As share trading in six of Iceland's biggest financial firms was temporarily halted, BBC News has spoken to people in Iceland.
They have been relating their experiences of the current economic climate.
PERI DESAI, REYKJAVIK
I am originally from Bombay and my husband is from Iceland. After living in London for a while we decided that we would get a better standard living if we moved to Iceland, which we did four years ago.
In recent months, the financial crisis has deteriorated.
I am concerned about what the government will actually do rather than what it says. It needs to build more faith with people and reassure them the situation will improve.
It is like being in a war situation at supermarkets. When I go shopping, I notice people are stockpiling food.
Supermarkets say they don't know if they can sell much produce because they don't have the money to pay for imported goods so shoppers are being cautious.
I have savings at one of the major banks but at the moment I'm keeping my money there and hoping for the best. Others have taken their money out but because all the banks are vulnerable, there is no choice in where you put your savings.
Unemployment has steadily risen. I lost my job in June but I've been lucky to find another one.
Someone I know lost their job in April and is still looking for work despite holding a Masters degree in engineering.
I bought my house for 13million krona four years ago but now I owe 16million krona, so I have gone into negative equity.
There has been talk that Iceland will join the EU. I desperately would like to see this happen.
I am afraid that if Iceland doesn't join, the country will suffer because the krona is worth so little now.
TEDDI HUNFJORD, REYKJAVIK
I bank with Glitnir and I wasn't able to get access to my account for a couple of days.
No one knows what's happening here. Many people are at their computers checking news and finance websites for more information.
I wasn't reassured by the prime minister's speech
I work for a service department at a computer company. Last month the number of staff had been cut by half and now we are under twice as much pressure.
My salary is so low. Because trade unions are not negotiating pay rises, it is unlikely my salary will increase.

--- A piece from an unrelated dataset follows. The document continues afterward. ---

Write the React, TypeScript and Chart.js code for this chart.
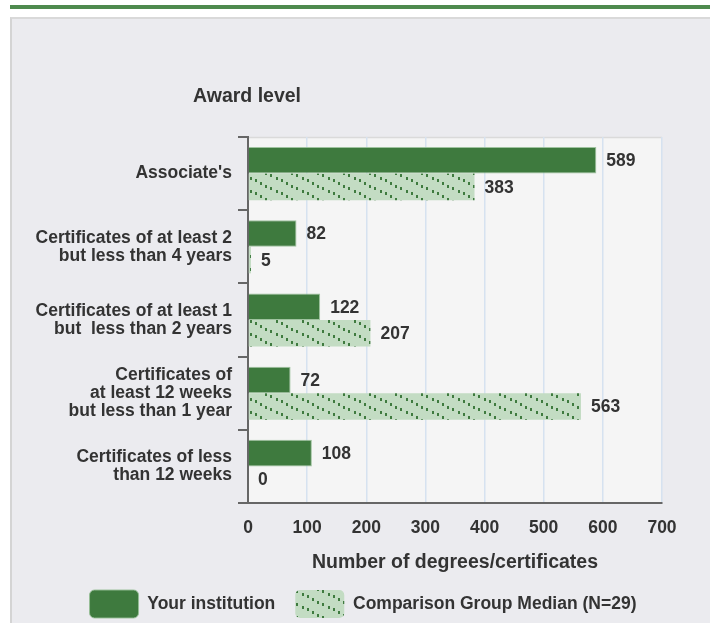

The prime minister has been on television but I wasn't reassured by his speech. I think he should have acted about eight months before when the problems first begun.
Many people want the finance minister to resign because of the way the situation has been badly handled.
My wife and I have lived in London and Holland, and last year we decided to return to Iceland. I think that if things get any worse, we may think about moving back to London.
DANNY AUSTIN, GARDABAER
I am British and I have lived here for 15 months and I have taken a great interest in the economy.
I was planning to visit England for a couple of weeks before Christmas, but I don't think I will be able to afford it.
Buying British currency is becoming very expensive. Last year, a pound was worth 130 krona. Now it is 205 and it may even reach 300 krona.
I currently work for a local council but I am seriously considering working as a fisherman. The pay can be as much as £10,000 a month. But competition may even lead to these jobs becoming scarce.
Many Icelanders have underestimated the situation. I am interested in the economy and I asked my friends what will happen if the banks fail. This seemed to be like an alien concept to them.
The general fear is of the complete collapse of the two major banks Kaupthing and Landsbanki.
There has been a loss of faith in the prime minister who had said the crisis would soon pass. Now he says the situation will not improve until 2011.
ALEX ELLIOTT, REYKJAVIK
There has been pressure on the economy all year, but in the last couple weeks I have seen a big change.
The currency rate has fallen and there has been a knock-on effect on many businesses.
A year ago the euro wasn't particularly popular, but many more people are attracted to the idea.
The government wants banks and pension funds to draw up assets to help the economy. Trade Unions are backing the government by not insisting on huge wage demands.
Prices in fresh produce and speciality goods have gone up, and I have even heard of panic buying of olive oil!
But I don't think it is all doom and gloom. I haven't got a mortgage and I only have a current account so I know I am better off than most.
There is a lot of money around. If the government, banks, pension funds, and the trades union can pull together in the same direction, I think the economy will turn around.
I have cut down on luxury items such as clothing and dining out. On a day-to-day basis there is nothing anyone can do other than to spend a little less.